Comprendre le protestantisme

Comprendre le protestantisme

A l’heure où bien des protestants ne savent plus trop bien ce qui constitue leur identité, le petit livre de Geoffroy de Turckheim, « Comprendre le protestantisme », est une occasion de se rafraîchir la mémoire, d’appréhender la pensée et la culture protestantes et de distinguer un réformé d’un pentecôtiste
Utile à une époque où l’on met trop facilement tous les protestants dans le même panier en les assimilant aux fondamentalistes américains. Des causes de la Réforme jusqu’aux développements actuels du protestantisme évangélique, en passant les mouvements de Réveil et l’émergence d’un protestantisme libéral, le petit livre de Geoffroy de Turckheim propose une approche pédagogique claire et complète de la Réforme protestante qui, au 16ème siècle, a divisé l’Europe tout entière et dont sont issus les différents courants du protestantisme.
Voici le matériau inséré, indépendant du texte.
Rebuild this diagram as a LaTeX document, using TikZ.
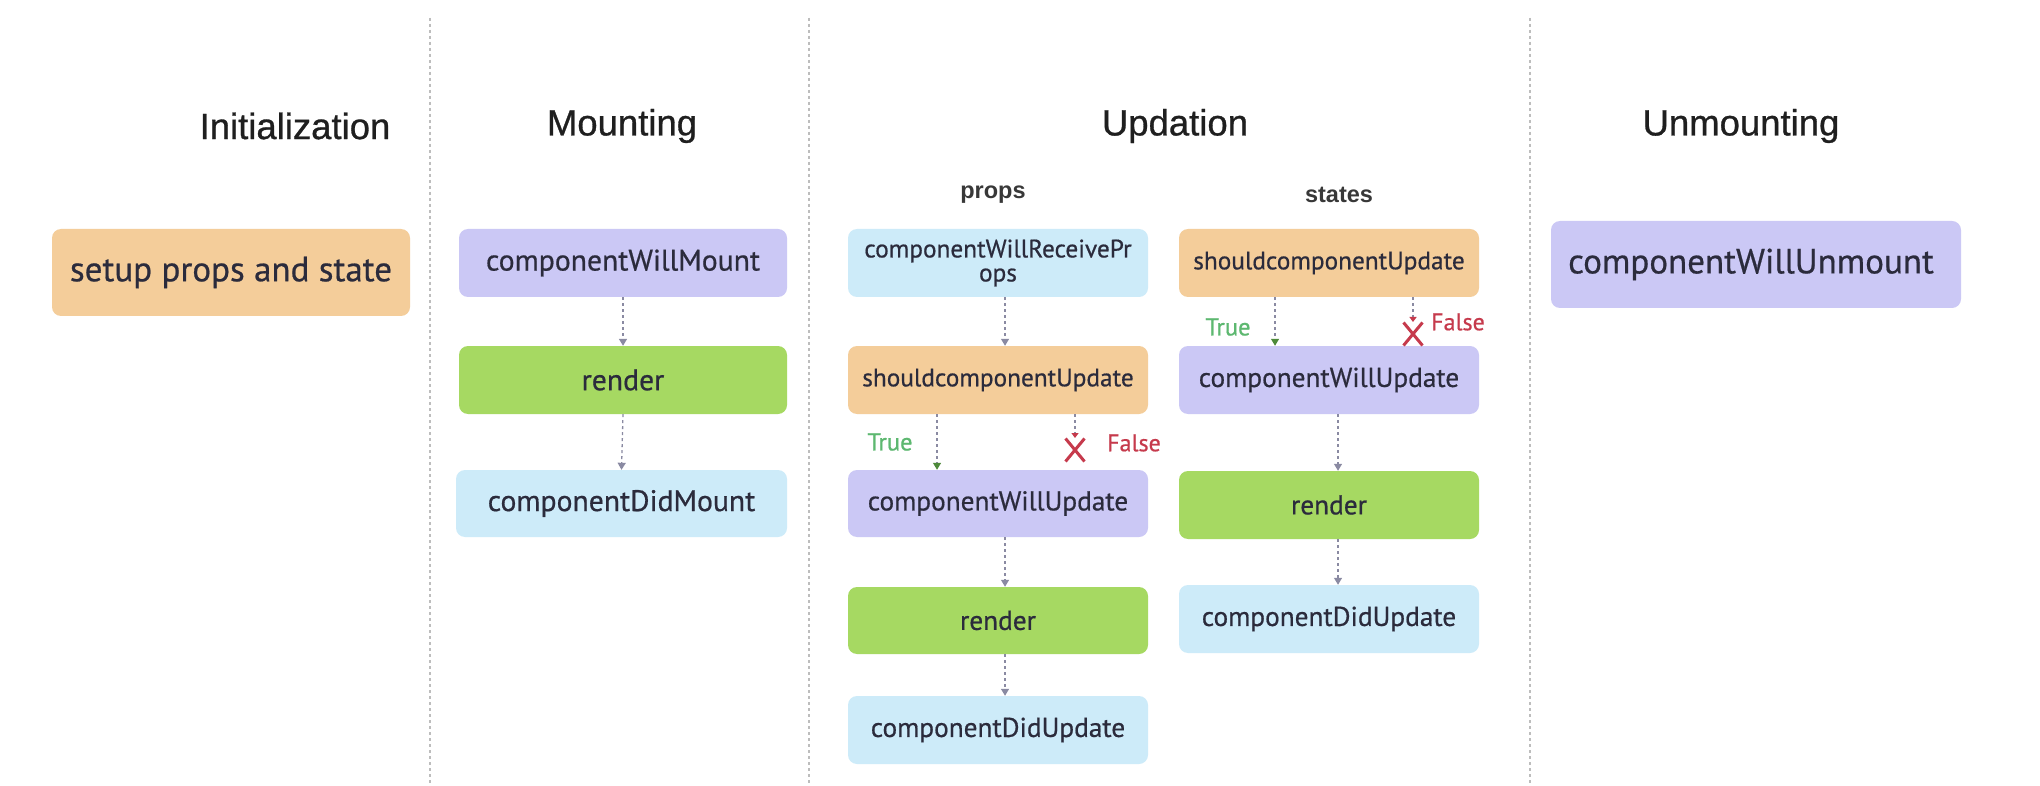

La Réforme est en fait l’aboutissement d’un long processus et qu’elle a d’abord été une réponse religieuse à la grande angoisse du moyen âge finissant. Différents mouvements de refondation religieuse ont perturbé la vie de l’Eglise avant même l’apparition du protestantisme. Dès le 12e siècle, Pierre Valdo, riche marchand lyonnais gagné à l’idéal de pauvreté, puis au 14e siècle John Wyclif, prêtre et professeur à Oxford, et Jan Hus à Prague, mettent en doute la crédibilité de l’Eglise romaine, estimant qu’elle agit davantage pour ses intérêts que pour l’annonce de l’Evangile, sa vocation première. Les trois (pré)réformateurs dénoncent les pouvoirs exorbitants des papes et partagent une même vision au sujet de la Bible, du rôle des laïcs et de la question du salut.

Mais le protestantisme est véritablement né avec Luther, promu, contre son gré, père spirituel des Eglises de la Réforme, quand il décide de dire tout haut ce que les gens pensent tout bas. Le 31 octobre 1517, il affiche 95 thèses à la porte de la chapelle du couvent de Wittenberg, où il est moine, pour dénoncer ce qu’il considère comme un véritable trafic : la vente des indulgences qui permettent de remettre une peine qui a été infligée à un fidèle à la suite d’une faute considérée comme un péché. Il estime que ces pratiques donnent aux fidèles une idée fausse des moyens de leur salut. A quoi sert en effet l’Evangile s’il suffit, pour assurer son salut, de mettre la main à son portefeuille ? Pour Luther, aux yeux de Dieu, l’homme est rendu juste par sa foi, uniquement par elle et indépendamment de ses œuvres, de sa conduite morale et de son attachement aux dogmes et aux rites de l’Eglise. « Sola Fide », par la foi seule, est l’un des grands principes fondateurs de la Réforme.Les grands principes protestants A la suite de Luther, Calvin et Zwingli, les réformés affirment la priorité de la lecture et de l’interprétation personnelles de la Bible, préconisent la liberté complète de la conscience contre toutes les formes d’autoritarisme, rejettent toute hiérarchie et toute infaillibilité dans l’Eglise, placent sur pied d’égalité pasteurs et laïcs autorisés à célébrer le culte et les sacrements ; ils prient Dieu et le Christ mais n’invoquent ni Marie ni les saints, et considèrent que l’amour fraternel est la réponse désintéressée à l’amour que Dieu porte à tout être.

Au 19e siècle, les mouvements dits de Réveil (revival) apportent un regain de vitalité à l’Eglise qu’ils estiment endormie par trop d’habitude et par manque de foi et de piété. Ils invitent les fidèles à entrer dans une démarche de conversion personnelle. En cela, ils annoncent les mouvements pentecôtistes. Ces derniers s’organisent d’une manière distincte des Eglises protestantes traditionnelles, au point d’entretenir avec elles des relations difficiles et parfois conflictuelles. Ces Eglises, en plein essor aujourd’hui, ont renoué avec la piété primitive, appris à s’exprimer avec la voix du cœur et de l’émotion et adoptent en général une vision millénariste qui proclame qu’une ère nouvelle est sur le point de commencer.

Par son graphisme original, mêlant encadrés, textes d’auteurs et courts paragraphes, ce précis est d’une lecture aisée pour le néophyte. Il lui permet de naviguer avec simplicité en terre protestante, multiculturelle et diverse, sans se perdre dans le jargon religieux. Une approche à saluer pour sa rigueur et sa simplicité.

Comprendre le protestantisme, Geoffroy de Turckheim, 216 pages, 2006, Editions Eyrolles Pratique.